## Exercise goal:
Return precisely the span of lines from the top of the material below to the line containing "const legendNames = ['SINR", both included. Pictures are excluded.

## Dataset excerpt:
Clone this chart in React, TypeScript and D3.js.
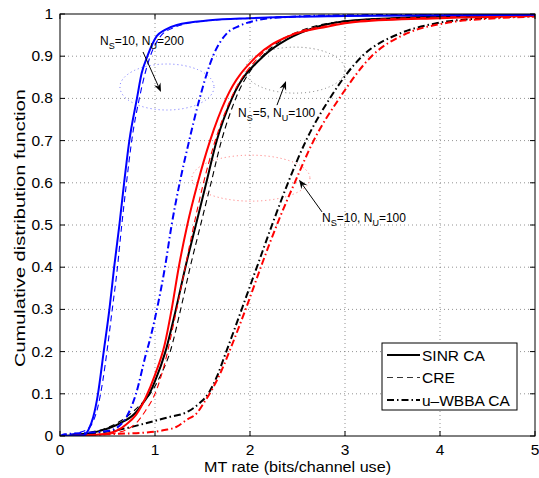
import React from 'react';
import * as d3 from 'd3';

type P = [number, number];

const xTicks = [0, 1, 2, 3, 4, 5];
const yTicks = [0, 0.1, 0.2, 0.3, 0.4, 0.5, 0.6, 0.7, 0.8, 0.9, 1];
const yTickLabels = ['0', '0.1', '0.2', '0.3', '0.4', '0.5', '0.6', '0.7', '0.8', '0.9', '1'];
const legendNames = ['SINR CA', 'CRE', 'u\u2013WBBA CA'];

// N_S=10, N_U=200 (blue)
const blueSolid: P[] = [[0,0],[0.25,0.002],[0.3,0.015],[0.35,0.045],[0.4,0.1],[0.46,0.2],[0.52,0.3],[0.57,0.4],[0.625,0.5],[0.675,0.6],[0.73,0.7],[0.81,0.8],[0.86,0.86],[0.92,0.9],[1.02,0.948],[1.1,0.962],[1.23,0.974],[1.58,0.985],[2.0,0.99],[3.0,0.995],[4,0.997],[5,0.998]];
const blueDashed: P[] = [[0,0],[0.1,0.004],[0.2,0.008],[0.3,0.018],[0.35,0.035],[0.4,0.07],[0.45,0.13],[0.5,0.21],[0.55,0.3],[0.6,0.39],[0.65,0.5],[0.7,0.6],[0.755,0.7],[0.835,0.8],[0.95,0.9],[1.05,0.945],[1.2,0.968],[1.5,0.983],[2,0.99],[3,0.996],[5,0.999]];
const blueDashDot: P[] = [[0,0],[0.05,0.004],[0.3,0.008],[0.5,0.012],[0.6,0.02],[0.7,0.045],[0.8,0.1],[0.9,0.19],[0.96,0.24],[1.02,0.3],[1.105,0.4],[1.175,0.5],[1.26,0.6],[1.36,0.7],[1.47,0.8],[1.61,0.9],[1.76,0.955],[1.89,0.972],[2.07,0.985],[2.4,0.993],[3,0.997],[5,0.999]];

// N_S=10, N_U=100 (red)
const redSolid: P[] = [[0,0],[0.3,0.002],[0.5,0.006],[0.6,0.013],[0.7,0.028],[0.8,0.05],[0.9,0.09],[1.0,0.145],[1.1,0.215],[1.175,0.3],[1.25,0.4],[1.34,0.5],[1.45,0.6],[1.58,0.7],[1.75,0.8],[2.07,0.9],[2.39,0.946],[2.81,0.97],[3.16,0.982],[4,0.99],[5,0.995]];
const redDashed: P[] = [[0,0],[0.4,0.002],[0.6,0.008],[0.7,0.015],[0.8,0.03],[0.9,0.06],[1.0,0.1],[1.1,0.17],[1.2,0.27],[1.3,0.38],[1.4,0.49],[1.5,0.59],[1.62,0.69],[1.8,0.8],[2.1,0.9],[2.4,0.948],[2.8,0.972],[3.2,0.985],[4,0.993],[5,0.997]];
const redDashDot: P[] = [[0,0],[0.3,0.002],[0.6,0.005],[0.9,0.008],[1.1,0.014],[1.23,0.022],[1.33,0.038],[1.44,0.054],[1.51,0.077],[1.6,0.11],[1.7,0.155],[1.8,0.21],[1.97,0.31],[2.13,0.41],[2.3,0.51],[2.47,0.6],[2.67,0.7],[2.94,0.8],[3.28,0.9],[3.65,0.954],[4.05,0.978],[4.6,0.99],[5,0.994]];

// N_S=5, N_U=100 (black)
const blackSolid: P[] = [[0,0],[0.1,0.001],[0.3,0.006],[0.45,0.014],[0.63,0.03],[0.79,0.054],[0.88,0.08],[0.94,0.1],[1.0,0.13],[1.11,0.2],[1.22,0.3],[1.32,0.4],[1.43,0.5],[1.54,0.6],[1.65,0.7],[1.81,0.8],[2.14,0.9],[2.39,0.94],[2.67,0.967],[2.98,0.982],[3.5,0.99],[4,0.994],[5,0.997]];
const blackDashed: P[] = [[0,0],[0.1,0.002],[0.3,0.008],[0.5,0.02],[0.7,0.045],[0.85,0.075],[0.95,0.1],[1.05,0.14],[1.16,0.2],[1.27,0.3],[1.37,0.4],[1.48,0.5],[1.59,0.6],[1.7,0.7],[1.85,0.8],[2.13,0.9],[2.35,0.94],[2.62,0.967],[2.95,0.982],[3.5,0.99],[4,0.994],[5,0.997]];
const blackDashDot: P[] = [[0,0],[0.2,0.003],[0.4,0.008],[0.6,0.014],[0.9,0.03],[1.15,0.045],[1.33,0.056],[1.47,0.078],[1.56,0.1],[1.65,0.14],[1.75,0.2],[1.84,0.255],[1.92,0.305],[2.08,0.405],[2.24,0.505],[2.4,0.6],[2.59,0.7],[2.84,0.8],[3.18,0.9],[3.58,0.954],[3.96,0.978],[4.45,0.99],[5,0.995]];

// annotation ellipses: [cx, cy, rx, ry] in data units
const ellipseBlue = [1.126, 0.827, 0.495, 0.0545];
const ellipseGray = [2.474, 0.867, 0.526, 0.0545];
const ellipseRed = [2.01, 0.611, 0.621, 0.0545];

const STYLES: Record<string, { w: number; dash?: string }> = {
  solid: { w: 2 },
  dashed: { w: 1.1, dash: '6,4' },
  dashdot: { w: 2, dash: '7,3,1.5,3' },
};

const FONT = 'Liberation Sans, Arial, Helvetica, sans-serif';

export default function App() {
  const W = 539, H = 478;
  const x = d3.scaleLinear().domain([0, 5]).range([60, 535]);
  const y = d3.scaleLinear().domain([0, 1]).range([436, 14]);
  const line = d3.line<P>().x(d => x(d[0])).y(d => y(d[1])).curve(d3.curveMonotoneX);

  const curves = [
    { d: blackDashed, c: '#000', s: 'dashed' },
    { d: blackSolid, c: '#000', s: 'solid' },
    { d: blackDashDot, c: '#000', s: 'dashdot' },
    { d: redDashed, c: '#ff0000', s: 'dashed' },
    { d: redSolid, c: '#ff0000', s: 'solid' },
    { d: redDashDot, c: '#ff0000', s: 'dashdot' },
    { d: blueDashed, c: '#0000ff', s: 'dashed' },
    { d: blueSolid, c: '#0000ff', s: 'solid' },
    { d: blueDashDot, c: '#0000ff', s: 'dashdot' },
  ];

  const x0 = x(0), x1 = x(5), y0 = y(0), y1 = y(1);

  const ell = (e: number[], color: string) => (
    <ellipse cx={x(e[0])} cy={y(e[1])} rx={x(e[0] + e[2]) - x(e[0])} ry={y(e[1]) - y(e[1] + e[3])}
      fill="none" stroke={color} strokeWidth={1} strokeDasharray="1,3" />
  );

  const arrow = (a: P, b: P) => {
    const ax = x(a[0]), ay = y(a[1]), bx = x(b[0]), by = y(b[1]);
    const ang = Math.atan2(by - ay, bx - ax);
    const L = 9, Wd = 3.5;
    const p1 = [bx - L * Math.cos(ang) + Wd * Math.sin(ang), by - L * Math.sin(ang) - Wd * Math.cos(ang)];
    const p2 = [bx - L * Math.cos(ang) - Wd * Math.sin(ang), by - L * Math.sin(ang) + Wd * Math.cos(ang)];
    const p3 = [bx - 6 * Math.cos(ang), by - 6 * Math.sin(ang)];
    return (
      <g>
        <line x1={ax} y1={ay} x2={p3[0]} y2={p3[1]} stroke="#000" strokeWidth={1} />
        <path d={`M${bx},${by}L${p1[0]},${p1[1]}L${p3[0]},${p3[1]}L${p2[0]},${p2[1]}Z`} fill="#000" />
      </g>
    );
  };

  const label = (pos: P, s: string, u: string) => (
    <text x={x(pos[0])} y={y(pos[1])} fontSize={12} fontFamily={FONT} fill="#000">
      N<tspan fontSize={9} dy={4}>S</tspan><tspan dy={-4}>={s}, N</tspan><tspan fontSize={9} dy={4}>U</tspan><tspan dy={-4}>={u}</tspan>
    </text>
  );

  const legX = 382, legY = 343, legW = 135, legH = 67;

  return (
    <svg width={W} height={H} style={{ position: 'absolute', left: 0, top: 0, background: '#fff' }}>
      <rect x={0} y={0} width={W} height={H} fill="#fff" />
      <defs>
        <clipPath id="plot"><rect x={x0} y={y1} width={x1 - x0} height={y0 - y1} /></clipPath>
      </defs>
      {/* grid */}
      {xTicks.slice(1, -1).map(t => (
        <line key={'gx' + t} x1={x(t)} x2={x(t)} y1={y0} y2={y1} stroke="#777" strokeWidth={0.8} strokeDasharray="1,3" />
      ))}
      {yTicks.slice(1, -1).map(t => (
        <line key={'gy' + t} x1={x0} x2={x1} y1={y(t)} y2={y(t)} stroke="#777" strokeWidth={0.8} strokeDasharray="1,3" />
      ))}
      {/* ellipses */}
      {ell(ellipseBlue, '#6a6aff')}
      {ell(ellipseGray, '#777')}
      {ell(ellipseRed, '#ff7070')}
      {/* curves */}
      <g clipPath="url(#plot)">
        {curves.map((c, i) => (
          <path key={i} d={line(c.d) || ''} fill="none" stroke={c.c} strokeWidth={STYLES[c.s].w}
            strokeDasharray={STYLES[c.s].dash} strokeLinejoin="round" />
        ))}
      </g>
      {/* frame */}
      <rect x={x0} y={y1} width={x1 - x0} height={y0 - y1} fill="none" stroke="#000" strokeWidth={1} />
      {/* ticks */}
      {xTicks.map(t => (
        <g key={'tx' + t}>
          <line x1={x(t)} x2={x(t)} y1={y0} y2={y0 - 5} stroke="#000" />
          <line x1={x(t)} x2={x(t)} y1={y1} y2={y1 + 5} stroke="#000" />
          <text x={x(t)} y={455} textAnchor="middle" fontSize={15.5} fontFamily={FONT}>{t}</text>
        </g>
      ))}
      {yTicks.map((t, i) => (
        <g key={'ty' + t}>
          <line x1={x0} x2={x0 + 5} y1={y(t)} y2={y(t)} stroke="#000" />
          <line x1={x1} x2={x1 - 5} y1={y(t)} y2={y(t)} stroke="#000" />
          <text x={53} y={y(t) + 5} textAnchor="end" fontSize={15.5} fontFamily={FONT}>{yTickLabels[i]}</text>
        </g>
      ))}
      {/* axis labels */}
      <text x={(x0 + x1) / 2} y={472} textAnchor="middle" fontSize={15} fontFamily={FONT}
        textLength={187} lengthAdjust="spacingAndGlyphs">MT rate (bits/channel use)</text>
      <text transform={`translate(24.5,${(y0 + y1) / 2 + 3}) rotate(-90)`} textAnchor="middle" fontSize={15.5} fontFamily={FONT}
        textLength={278} lengthAdjust="spacingAndGlyphs">Cumulative distribution function</text>
      {/* annotations */}
      {label([0.421, 0.9265], '10', '200')}
      {arrow([0.874, 0.91], [1.063, 0.815])}
      {label([1.874, 0.756], '5', '100')}
      {arrow([2.284, 0.784], [2.379, 0.841])}
      {label([2.758, 0.507], '10', '100')}
      {arrow([2.758, 0.531], [2.516, 0.607])}
      {/* legend */}
      <rect x={legX} y={legY} width={legW} height={legH} fill="#fff" stroke="#000" strokeWidth={1} />
      {['solid', 'dashed', 'dashdot'].map((s, i) => (
        <g key={s}>
          <line x1={legX + 5} x2={legX + 38} y1={legY + 12 + i * 22.5} y2={legY + 12 + i * 22.5}
            stroke="#000" strokeWidth={s === 'dashed' ? 0.8 : STYLES[s].w} strokeDasharray={STYLES[s].dash} />
          <text x={legX + 40} y={legY + 17.5 + i * 22.5} fontSize={15.5} fontFamily={FONT}>{legendNames[i]}</text>
        </g>
      ))}
    </svg>
  );
}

## Completed exercise:
Clone this chart in React, TypeScript and D3.js.
import React from 'react';
import * as d3 from 'd3';

type P = [number, number];

const xTicks = [0, 1, 2, 3, 4, 5];
const yTicks = [0, 0.1, 0.2, 0.3, 0.4, 0.5, 0.6, 0.7, 0.8, 0.9, 1];
const yTickLabels = ['0', '0.1', '0.2', '0.3', '0.4', '0.5', '0.6', '0.7', '0.8', '0.9', '1'];
const legendNames = ['SINR CA', 'CRE', 'u\u2013WBBA CA'];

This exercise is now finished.